タイ・バンコクの北、パトムタニ県(日本で言えば埼玉県)にあるタンマガーイ(Dhammakaya)寺が、強引な寄付を集めたり、出どころの怪しい金を受け取ったりしていると非難され、6億8400万バーツ(約240億円)を返還することになった。
Thai Buddhist temple to repay US$20m in donation scandal(Channel News Asia、2015年3月17日)
この寺は、資金が豊かであることでも知られ、寺院そのものも超近代的かつ大規模な、別の意味でいえばフォトジェニックな建物。この6億8400万バーツは、地元のKlongchan Credit Union Cooperativeの前理事長が、横領で追及された後に寄付されていたもので、寺は「そんな汚い金とは知らなかった」と言っているという。
タイの仏僧といえば、妻帯もせず、厳しい戒律を守っている人がほとんど。それゆえに、徳が高いとして有名な高僧は一種のアイドル的な人気も誇る。バンコクのタクシーに乗れば、仏僧の写真をありがたく車内に飾っている運転手に高い確率で会うし、そんな運転手が寺の脇を通るたび合掌して短く祈る(そして乗客は少し肝を冷やす)場面も多くあるはずだ。
俗世間から隔離された仏僧たちだから、たとえば政治家で責任を追及されるなどして逃げられないと悟ると、いきなり仏門に入り、その追求をかわすという手も使われる。仏門に入れば、俗世間の官吏の手にはかからないというわけだ。
しかし近年、そんな「特権」をいいことに私腹を肥やす僧も出始めた。引用した記事によると、
Thai monks have been hit by a series of scandals in recent years including corruption as well as drug-taking, drinking, gambling and visiting prostitutes.
In September 2013 authorities said they had seized nearly US$800,000 worth of assets, including a Porsche and a Mercedes-Benz, from a monk who was disrobed for a controversial trip in a private jet.
ざっくり訳:タイの仏僧は近年、一連のスキャンダルに襲われた。中には、ドラッグ使用や飲酒、ギャンブル、買春などもあった。2013年9月には、ポルシェやベンツなどを含む80万ドル(約1億円)の資産を当局に没収された僧もおり、この僧はプライベート機で旅行したとして論争の的になり、僧籍を剥奪された。
と、庶民の信頼を失うような事件も多く起きている。さらに、このタンマガーイ寺そのものも、wikipedia英語版によれば、
In 1999 and again in 2002 the temple’s abbot was accused of charges ranging from fraud and embezzlement to corruption.

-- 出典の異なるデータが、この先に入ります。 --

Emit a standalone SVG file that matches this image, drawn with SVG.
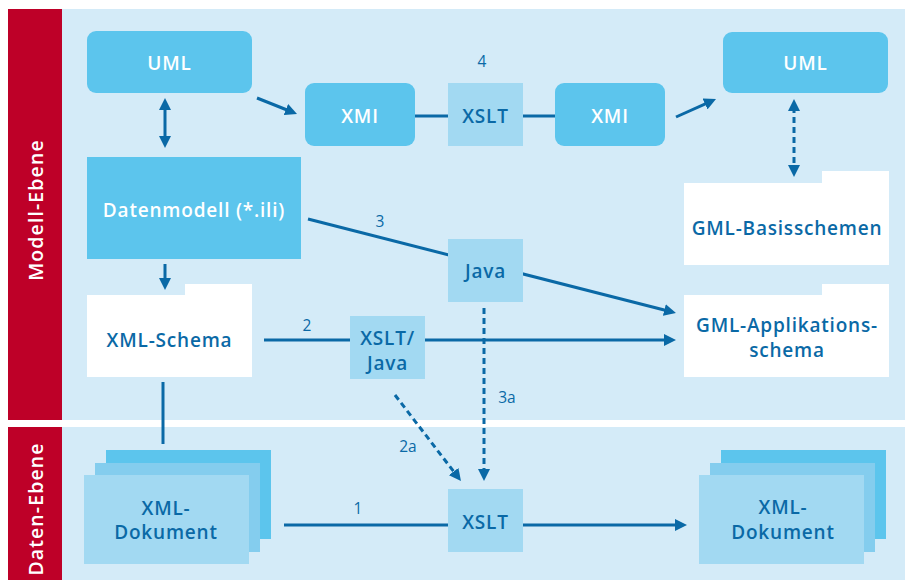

ざっくり訳:1999年と2002年に、この寺の僧は詐欺や横領、汚職などを行っていると非難された。
こともあったという。
今回のタンマガーイ寺の件を対外的に報じたのはAFPぐらい。タイでは大きな話題になっていたが、国際的には、そして日本ではほとんど報じられていないともいえる。「タイの国内問題」「私は無宗教だから」といういつものメディアの無関心がそうさせているのだろうが、少し調べれば違う側面も見えてくる。
この寺を母体とする団体が、東京(三河島)や大阪、名古屋、長野など各地で同名の寺院を運営している。多くは在日のタイ人向けだろうが、日本語のページもあり、まったく日本や日本人と関係がないわけではない。
むろん、タイのタンマガーイ寺が今回の事件でクロと確定されたわけでもないし、日本の同名寺が同じ疑惑をかけられているわけでもない。しかし、タイや仏教そのものには近しい関係がある日本で、メディアが一行も記事にしていないのはかえって不自然ではないか。
日本のメディアでは、海外に拠点を持っていてもそこで得たニュースを国内の影響と合わせて紙面展開することは、よほどの大事件か形而上の重大事か日本人が関係する事件でないと行わない。つまり、同じ社であっても、取材セクション同士の横連携はかなり弱い。だから、国際的な事件であっても国内の読者の興味をひくような「フック」を記事に盛り込めず、結果、読者の国際ニュース離れを招く。生身の証言や現地のにおいや風を感じられるレポートが少なくなったことも合わせ、日本メディアの現場力、日本メディアに所属する記者の想像力が乏しくなってきたような気がしている。